Guarding Your Child's Adoption Story

Here’s a question most families DON’T know to ask at the beginning of their adoption journey: 

How do we protect our child’s story?

It’s one that is rarely asked in the beginning because so much of adoption at the front end of things is about the adoptive parents: how should we go about adopting? How do we find an ethical agency? How can we afford adoption?


But a question ALL adoptive families should be asking, even before adopting, is how to protect their future child’s adoption story.


Here’s why: people are naturally curious about adoption, about the process, and about the people involved. And we want friends and family to be on the journey with us: with their support and prayers. But our role as parents is to protect our child’s story from the very beginning. Because really, this is their story, even more than it's ours.

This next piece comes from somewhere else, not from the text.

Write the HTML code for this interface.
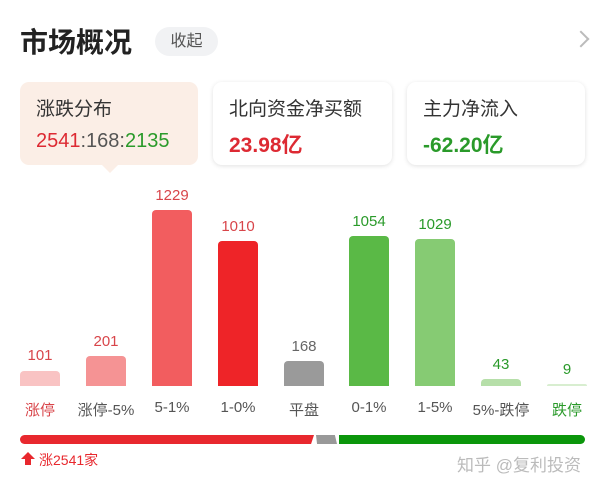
<!DOCTYPE html>
<html><head><meta charset="utf-8"><style>
body{margin:0;width:600px;height:487px;background:#fff;position:relative;overflow:hidden;font-family:"Liberation Sans","Noto Sans CJK SC",sans-serif}
.a{position:absolute}
.card{position:absolute;top:82px;height:83px;border-radius:9px;background:#fff;box-shadow:0 1px 5px rgba(0,0,0,.12)}
.lab{position:absolute;left:16px;top:12px;font-size:19px;color:#333}
.val{position:absolute;left:16px;top:47px;font-size:21px;font-weight:bold}
.bar{position:absolute;width:40px;border-radius:4px 4px 0 0}
.n{position:absolute;width:66px;text-align:center;font-size:15px}
.c{position:absolute;top:399px;width:80px;text-align:center;font-size:15px;color:#555}
</style></head><body>
<div class="a" style="left:20px;top:21px;font-size:28px;font-weight:bold;color:#222">市场概况</div>
<div class="a" style="left:155px;top:27px;width:63px;height:29px;border-radius:15px;background:#f1f2f4;color:#555;font-size:16px;line-height:29px;text-align:center">收起</div>
<div class="a" style="left:575px;top:33px;width:10px;height:10px;border-top:2px solid #bbb;border-right:2px solid #bbb;transform:rotate(45deg)"></div>

<div class="card" style="left:20px;width:178px;background:#fbeee6;box-shadow:none"><div class="lab">涨跌分布</div><div class="val" style="font-weight:normal;font-size:20px;top:48px"><span style="color:#dd2a33">2541</span><span style="color:#555">:168:</span><span style="color:#2a9a2a">2135</span></div></div>
<div class="a" style="left:102px;top:165px;width:0;height:0;border-left:8px solid transparent;border-right:8px solid transparent;border-top:8px solid #fbeee6"></div>
<div class="card" style="left:213px;width:179px"><div class="lab">北向资金净买额</div><div class="val" style="color:#dd2a33">23.98亿</div></div>
<div class="card" style="left:407px;width:178px"><div class="lab">主力净流入</div><div class="val" style="color:#2a9a2a">-62.20亿</div></div>

<div class="bar" style="left:20px;top:371px;height:15px;background:#f9c3c3"></div>
<div class="bar" style="left:86px;top:356px;height:30px;background:#f59394"></div>
<div class="bar" style="left:152px;top:210px;height:176px;background:#f25d5f"></div>
<div class="bar" style="left:218px;top:241px;height:145px;background:#ee2428"></div>
<div class="bar" style="left:284px;top:361px;height:25px;background:#9a9a9a"></div>
<div class="bar" style="left:349px;top:236px;height:150px;background:#5ab946"></div>
<div class="bar" style="left:415px;top:239px;height:147px;background:#86cb73"></div>
<div class="bar" style="left:481px;top:379px;height:7px;background:#b6dfa9"></div>
<div class="bar" style="left:547px;top:384px;height:2px;background:#d8eed0"></div>

<div class="n" style="left:7px;top:347px;color:#d8454a">101</div>
<div class="n" style="left:73px;top:333px;color:#d8454a">201</div>
<div class="n" style="left:139px;top:187px;color:#d8454a">1229</div>
<div class="n" style="left:205px;top:218px;color:#d8454a">1010</div>
<div class="n" style="left:271px;top:338px;color:#666">168</div>
<div class="n" style="left:336px;top:213px;color:#2a9a2a">1054</div>
<div class="n" style="left:402px;top:216px;color:#2a9a2a">1029</div>
<div class="n" style="left:468px;top:356px;color:#2a9a2a">43</div>
<div class="n" style="left:534px;top:361px;color:#2a9a2a">9</div>

<div class="c" style="left:0px;color:#d8454a">涨停</div>
<div class="c" style="left:66px">涨停-5%</div>
<div class="c" style="left:132px">5-1%</div>
<div class="c" style="left:198px">1-0%</div>
<div class="c" style="left:264px">平盘</div>
<div class="c" style="left:329px">0-1%</div>
<div class="c" style="left:395px">1-5%</div>
<div class="c" style="left:461px">5%-跌停</div>
<div class="c" style="left:527px;color:#2a9a2a">跌停</div>

<div class="a" style="left:20px;top:435px;width:294px;height:9px;background:#e8282e;border-radius:5px 0 0 5px;clip-path:polygon(0 0,100% 0,99% 100%,0 100%)"></div>
<div class="a" style="left:316px;top:435px;width:21px;height:9px;background:#999;clip-path:polygon(0 0,90% 0,100% 100%,5% 100%)"></div>
<div class="a" style="left:339px;top:435px;width:246px;height:9px;background:#0b960b;border-radius:0 5px 5px 0"></div>

<div class="a" style="left:21px;top:452px;width:0;height:0;border-left:7px solid transparent;border-right:7px solid transparent;border-bottom:7px solid #e8282e"></div>
<div class="a" style="left:25px;top:458px;width:6px;height:7px;background:#e8282e"></div>
<div class="a" style="left:39px;top:450px;font-size:14px;color:#e8282e">涨2541家</div>
<div class="a" style="left:457px;top:451px;font-size:17px;color:#bbb">知乎 @复利投资</div>
</body></html>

So how do we balance inviting people into the story while also protecting the children involved?


Ultimately, we are careful about sensitive information regarding the child, their birth family, and many of the specifics. We want to protect sensitive information that includes things like why an adoption plan was made, the specifics surrounding their conception, and if there’s a history of any mental health or substance use. There’s a difference between being secretive and protecting privacy.


Two helpful questions to ask before sharing ANY information:

    Is this something I might regret sharing later?

    Does this respect my child’s privacy and the privacy of their birth family?


It’s important to remember that once information is shared, it can never be taken back. And we don’t want others in our child’s life to know more of their story than they do.


So how can you gracefully respond when people ask questions you can’t answer? We could say something like We want him to be the first to hear about his/her adoption story, and so we have chosen not to share personal details of their story with others. Or that's her story, so I want to respect her privacy by not sharing those details. Thanks for understanding.


If you’re currently at the beginning of your adoption journey, it might help to give friends and family a heads up about how you plan to protect these details, so they know why you’re sharing generalizations. This can actually head off a lot of awkward conversations right from the beginning.


Parents have a vital role in their children’s lives to be staunch gatekeepers of their story: to keep it safe and protected until the child decides who they want to share their story with, in their own way and in their own timing.


Because ultimately, it's a child’s story to tell.